Training leader/manager for Habitat

Lina Maria Obando (Marquez), MA ’00

San Jose, Costa Rica

“John Paul Lederach’s elicitive approach to learning has stayed with me through the years,” says Lina Maria Obando, who is Habitat for Humanity’s organizational learning manager for Latin America and the Caribbean.

The “elicitive approach” refers to a participatory educational process often used at CJP. It deviates from the traditional teacher-student role, whereby the teacher is viewed as the expert, filled with knowledge to be poured into the empty-vessel student. In an elicitive classroom, the teacher positions herself or himself as a facilitator, enabling everyone to tap into each other’s experiences and knowledge. The students are active in shaping the lessons.

Lina says she is “elicitive” in the way she works with others, builds networks, determines needs, helps people to identify the resources they have, and conducts trainings.

She also has never forgotten Howard Zehr’s way of modeling what he taught about respecting people. “You can ask questions in a way that empowers people, as Howard does, or that dis-empowers them. I try to give people the opportunity to have a voice.”

In October 2010, Lina coordinated a large Habitat for Humanity conference involving about 60 people from 14 Latin American countries, including the president of each national unit of Habitat.

Lina has been able to work at her highly responsible job, involving much travel, because she and her husband Ruben have agreed to share child rearing. Sometimes Lina works from home, and other times Ruben does. “We didn’t want to sacrifice our [two] children to our jobs,” says Lina. “It hasn’t been easy though. We had to review our traditional gender roles.
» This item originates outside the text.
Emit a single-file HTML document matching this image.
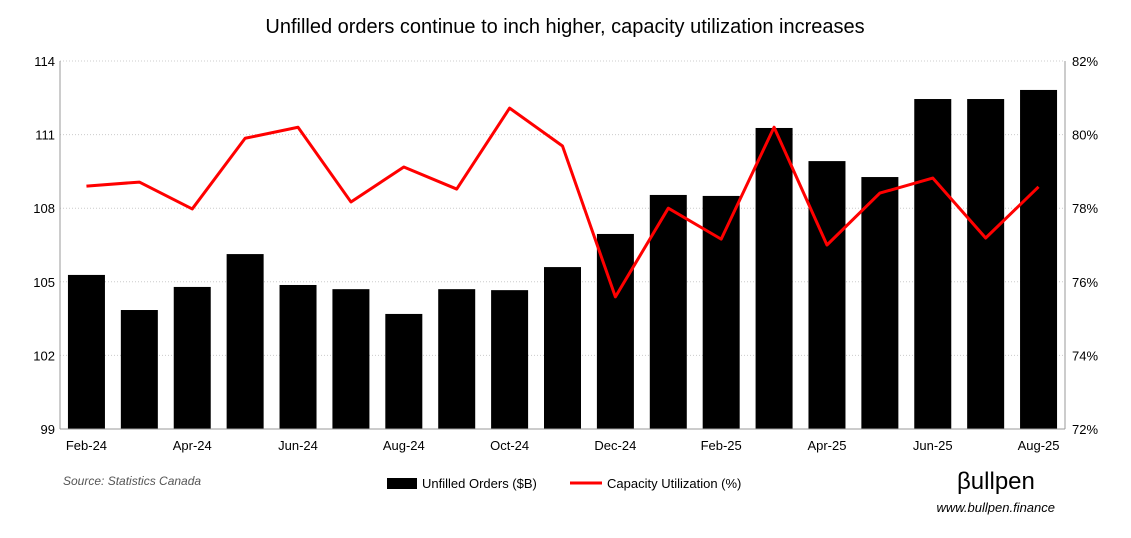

“We had to explore the ‘new masculinity’ as a family: What does it mean to be a man? What does it mean to be a woman too? We didn’t get healthy help from the church. We had to find a special counselor who had lots of experience working in ‘new masculinity.’”

Lina wonders why the peacebuilding field doesn’t pay more attention to the “important topic of masculinity and peacebuilding” and to “restorative relationships” within the family.